The Muslims of the Cape do not have this history, but what they do have is the belief that their religion is pure and should not be tainted through other influences. What many Christians of today may not know is that much of what the Qu’ran teaches and many of the pious devotional practices of Muslims have at some point or another since its foundation been appropriated from the earlier Christian and Judaic teachings handed down since Abraham.
I enjoyed the textures of colour, taste and smell which are blended into the narrative. It serves as a beautiful metaphor for those who are able to experience life beyond racial, cultural and religious boundaries, no matter how difficult it remains. Traditional dress and cooking lightens the burdens of slavery, but never erases it. The landscape is familiar to any reader from Cape Town, but is sufficiently descriptive for the foreign reader. Either way, we are never far from the hearts and minds of the characters, even the villainous Andries who is stereotypically characterised as the arch-oppressor who inevitably provokes the conflicts between master and slave. In Cape Town, we could very well describe The Slave Book as a mixed bredie of characterisation, plot and story. While Harman and Somiela must always be our hero and heroine, we must also be aware of the supporting characters’ interpretations and emotions of life in the Cape during the eighteen-thirties.
It is a great pity that I began my reading of Rayda Jacobs with The Slave Book, only learning afterwards that it is part of a trilogy. The Slave Book follows Ms Jacob’s first novel, Eyes of the Sky. The trilogy is concluded with Sachs Street. Pity? No matter. Curiosity got the better of me. I found Eyes of the Sky in my library the other day. I also found Joonie and Confessions of a Gambler – both movie and novel. My introduction to Ms Jacobs’ work began a few years ago when I saw her independent and thought-provoking film which she co-produced. She also wrote the screenplay and directed the show. And what a show it was! Even while watching it for the third time, I remained absorbed in this story about a Cape Muslim woman dealing with the crisis of losing her younger, gay son to HIV/Aids, dealing with her past and facing up to the consequences of depression. I enjoyed the visual presentations of the Muslim practices of prayer and the cleansing and burial rituals of the deceased.
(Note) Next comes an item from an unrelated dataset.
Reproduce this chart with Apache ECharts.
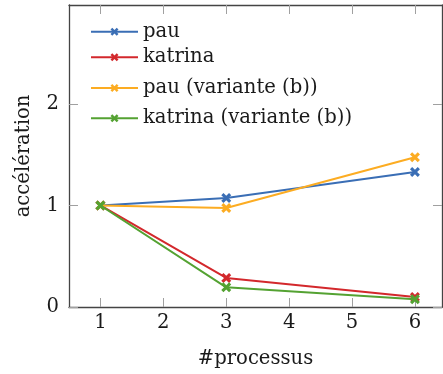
<!DOCTYPE html>
<html><head><meta charset="utf-8">
<script src="https://cdn.jsdelivr.net/npm/echarts@6/dist/echarts.min.js"></script>
<style>html,body{margin:0;padding:0;background:#fff}#c{width:443px;height:374px}</style>
</head><body><div id="c"></div>
<script>
const processes = [1, 3, 6];
const pau = [1, 1.074, 1.33];
const katrina = [1, 0.286, 0.099];
const pauB = [1, 0.975, 1.475];
const katrinaB = [1, 0.194, 0.076];
const seriesNames = ['pau', 'katrina', 'pau (variante (b))', 'katrina (variante (b))'];
const colors = ['#3a6eb5', '#d3282c', '#fcac22', '#54a232'];
const xTicks = [1, 2, 3, 4, 5, 6];
const yTicks = [0, 1, 2];

const FONT = 'DejaVu Serif';
const TXT = '#1a1a1a';
const cross = 'path://M3.6,0H6.4V3.6H10V6.4H6.4V10H3.6V6.4H0V3.6H3.6Z';
const values = [pau, katrina, pauB, katrinaB];
const legendCenters = [31.7, 57.3, 88, 118.3];

const series = values.map((v, i) => ({
  name: seriesNames[i], type: 'line',
  data: processes.map((p, j) => [p, v[j]]),
  symbol: cross, symbolRotate: 45, symbolSize: 11,
  showAllSymbol: true,
  lineStyle: { color: colors[i], width: 2 },
  itemStyle: { color: colors[i] },
  z: 2 + i
}));

const tickStyle = { show: true, inside: true, length: 9, lineStyle: { color: '#a0a0a0', width: 1 } };
const spine = { show: true, onZero: false, lineStyle: { color: '#444', width: 1.3 } };

const option = {
  animation: false,
  grid: { left: 69, right: 1, top: 5, bottom: 67 },
  legend: seriesNames.map((n, i) => ({
    data: [n], left: 90, top: legendCenters[i] - 10, padding: 0,
    itemWidth: 47, itemHeight: 11, itemGap: 0,
    textStyle: { fontFamily: FONT, fontSize: 19.6, color: TXT, lineHeight: 20 },
    selectedMode: false
  })),
  xAxis: [{
    type: 'value', min: 0.5, max: 6.43, position: 'bottom',
    name: '#processus', nameLocation: 'middle', nameGap: 42,
    nameTextStyle: { fontFamily: FONT, fontSize: 19.6, color: TXT },
    axisLine: spine, axisTick: Object.assign({ customValues: xTicks }, tickStyle),
    axisLabel: { customValues: xTicks, fontFamily: FONT, fontSize: 19.6, color: TXT, margin: 6 },
    splitLine: { show: false }
  }, {
    type: 'value', min: 0.5, max: 6.43, position: 'top',
    axisLine: spine, axisTick: Object.assign({ customValues: xTicks }, tickStyle),
    axisLabel: { show: false }, splitLine: { show: false }
  }],
  yAxis: [{
    type: 'value', min: 0, max: 2.975, position: 'left',
    name: 'accélération', nameLocation: 'middle', nameGap: 35, nameRotate: 90,
    nameTextStyle: { fontFamily: FONT, fontSize: 19.6, color: TXT },
    axisLine: spine, axisTick: Object.assign({ customValues: yTicks }, tickStyle),
    axisLabel: { customValues: yTicks, fontFamily: FONT, fontSize: 19.6, color: TXT, margin: 10 },
    splitLine: { show: false }
  }, {
    type: 'value', min: 0, max: 2.975, position: 'right',
    axisLine: spine, axisTick: Object.assign({ customValues: yTicks }, tickStyle),
    axisLabel: { show: false }, splitLine: { show: false }
  }],
  series: series
};
echarts.init(document.getElementById('c'), null, { renderer: 'canvas' }).setOption(option);
</script></body></html>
Confessions of a Gambler is an engaging and enlightening encounter for the first-time viewer, or reader. It offers an honest interpretation of what it means to be a devout Muslim in the truest sense of the word. For those who are not Muslim, Ms Jacobs’ work should also address the unfortunate ignorance of this religion. It has many spiritual and physical benefits for the devotee when it is practised in accordance with the teachings of the Prophet, Peace Be Upon Him.